New advisory period is disliked by many


Liv Baker

Students at Eagle High gather in teacher Kate Lester’s room for advisory.

Krista Karel, Copy Editor

           This school year, Eagle High has implemented an advisory period. This 25-minute class is required for all students first quarter and is replaced with a lengthened lunch for those students who maintain good grades after the first quarter is up. Freshmen, however, must stay in advisory for the first three quarters until they have an opportunity to earn a longer lunch for the fourth quarter.

In advisory, students are asked to check their grades and work on assignments for their classes. Although this may seem helpful, most students show disdain for advisory.

“I’m not a fan of advisory,” said sophomore Grace Tommasini. “It should have been a two-week-long requirement instead of a quarter.”

Advisory seems like a good idea for those who need extra help, but for many Eagle High students, the period seems pointless. A lot of students don’t need that additional time to work and would much rather go to lunch early.

“You have no time to complete an assignment,” said sophomore Sean Gorman. “By the time you get out homework, the class is over.”

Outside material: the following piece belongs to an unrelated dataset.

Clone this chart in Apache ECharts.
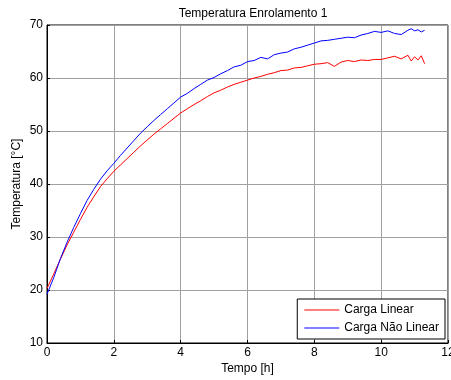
<!DOCTYPE html>
<html>
<head>
<meta charset="utf-8">
<script src="https://cdn.jsdelivr.net/npm/echarts@6/dist/echarts.min.js"></script>
<style>
html, body { margin: 0; padding: 0; background: #fff; }
#chart { width: 451px; height: 380px; }
</style>
</head>
<body>
<div id="chart"></div>
<script>
// tempo [h]
var tempo = [
    0, 0.2, 0.4, 0.6, 0.8, 1.0, 1.2, 1.4, 1.6, 1.8,
    2.0, 2.2, 2.4, 2.6, 2.8, 3.0, 3.2, 3.4, 3.6, 3.8,
    4.0, 4.2, 4.4, 4.6, 4.8, 5.0, 5.2, 5.4, 5.6, 5.8,
    6.0, 6.2, 6.4, 6.6, 6.8, 7.0, 7.2, 7.4, 7.6, 7.8,
    8.0, 8.2, 8.4, 8.6, 8.8, 9.0, 9.2, 9.4, 9.6, 9.8,
    10.0, 10.2, 10.4, 10.6, 10.8, 10.9, 11.0, 11.1, 11.2, 11.3
];
var cargaLinear = [
    20.3, 23.0, 25.8, 28.5, 30.9, 33.3, 35.6, 37.6, 39.5, 41.0,
    42.4, 43.6, 44.8, 46.0, 47.2, 48.3, 49.4, 50.4, 51.4, 52.4,
    53.4, 54.2, 55.0, 55.7, 56.5, 57.2, 57.7, 58.3, 58.8, 59.2,
    59.6, 60.0, 60.3, 60.7, 61.0, 61.4, 61.5, 61.9, 62.0, 62.3,
    62.6, 62.7, 62.9, 62.2, 63.0, 63.3, 63.1, 63.4, 63.3, 63.5,
    63.5, 63.8, 64.1, 63.6, 64.3, 63.2, 64.0, 63.4, 64.2, 62.7
];
var cargaNaoLinear = [
    19.2, 22.3, 25.9, 29.0, 31.8, 34.4, 36.9, 39.0, 40.9, 42.5,
    43.9, 45.4, 46.8, 48.2, 49.6, 50.8, 52.0, 53.1, 54.2, 55.3,
    56.4, 57.1, 58.0, 58.8, 59.6, 60.1, 60.8, 61.4, 62.1, 62.4,
    63.1, 63.3, 63.9, 63.6, 64.4, 64.7, 64.9, 65.5, 65.8, 66.2,
    66.6, 67.0, 67.1, 67.3, 67.5, 67.7, 67.6, 68.1, 68.4, 68.8,
    68.6, 68.9, 68.4, 68.2, 69.0, 69.3, 68.9, 69.1, 68.7, 69.0
];

function pairs(xs, ys) {
    var out = [];
    for (var i = 0; i < xs.length; i++) {
        out.push([xs[i], ys[i]]);
    }
    return out;
}

var chart = echarts.init(document.getElementById("chart"));
var font = "Liberation Sans, Arial, sans-serif";

var option = {
    backgroundColor: "#fff",
    animation: false,
    title: {
        text: "Temperatura Enrolamento 1",
        left: 248,
        textAlign: "center",
        top: 3,
        textStyle: { fontSize: 12, fontWeight: "normal", color: "#000", fontFamily: font }
    },
    legend: {
        right: 6,
        top: 299,
        orient: "vertical",
        backgroundColor: "#fff",
        borderColor: "#000",
        borderWidth: 1,
        borderRadius: 0,
        padding: [5, 6, 5, 7],
        icon: "rect",
        itemWidth: 35,
        itemHeight: 1,
        itemGap: 6,
        textStyle: { fontSize: 12, color: "#000", fontFamily: font },
        data: ["Carga Linear", "Carga Não Linear"]
    },
    grid: {
        left: 47,
        right: 3,
        top: 25,
        bottom: 37,
        outerBoundsMode: "none",
        show: true,
        borderColor: "#000",
        borderWidth: 1
    },
    xAxis: {
        type: "value",
        min: 0,
        max: 12,
        interval: 2,
        name: "Tempo [h]",
        nameLocation: "middle",
        nameGap: 20,
        nameMoveOverlap: false,
        nameTextStyle: { fontSize: 12, color: "#000", fontFamily: font },
        axisLine: { lineStyle: { color: "#000" } },
        axisTick: { inside: true, length: 3, lineStyle: { color: "#000" } },
        axisLabel: { fontSize: 12, color: "#000", fontFamily: font, margin: 4 },
        splitLine: { show: true, lineStyle: { color: "#a0a0a0", width: 1 } }
    },
    yAxis: {
        type: "value",
        min: 10,
        max: 70,
        interval: 10,
        name: "Temperatura [°C]",
        nameLocation: "middle",
        nameGap: 24,
        nameMoveOverlap: false,
        nameTextStyle: { fontSize: 12, color: "#000", fontFamily: font },
        axisLine: { show: true, lineStyle: { color: "#000" } },
        axisTick: { show: true, inside: true, length: 3, lineStyle: { color: "#000" } },
        axisLabel: { fontSize: 12, color: "#000", fontFamily: font, margin: 4 },
        splitLine: { show: true, lineStyle: { color: "#a0a0a0", width: 1 } }
    },
    series: [
        {
            name: "Carga Linear",
            type: "line",
            data: pairs(tempo, cargaLinear),
            symbol: "none",
            color: "#ff0000",
            lineStyle: { width: 1, color: "#ff0000" }
        },
        {
            name: "Carga Não Linear",
            type: "line",
            data: pairs(tempo, cargaNaoLinear),
            symbol: "none",
            color: "#0000ff",
            lineStyle: { width: 1, color: "#0000ff" }
        }
    ]
};

chart.setOption(option);
</script>
</body>
</html>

             It is much more reasonable to have the students who have struggled in previous years to be required to stay in advisory for a set period of time. Freshmen should stay in the period until the second quarter after they have had a chance to show their academic strength. This gives students who need help extra time to work and students who don’t need help more time to eat and relax.

“I feel like for the people who have Fs, it is useful, but not everyone has Fs,” Tommasini said. Most students feel the same way. Advisory may be a good idea for those who need it, but overall, the decision of who advisory is required for and for how long it should last needs to be rethought.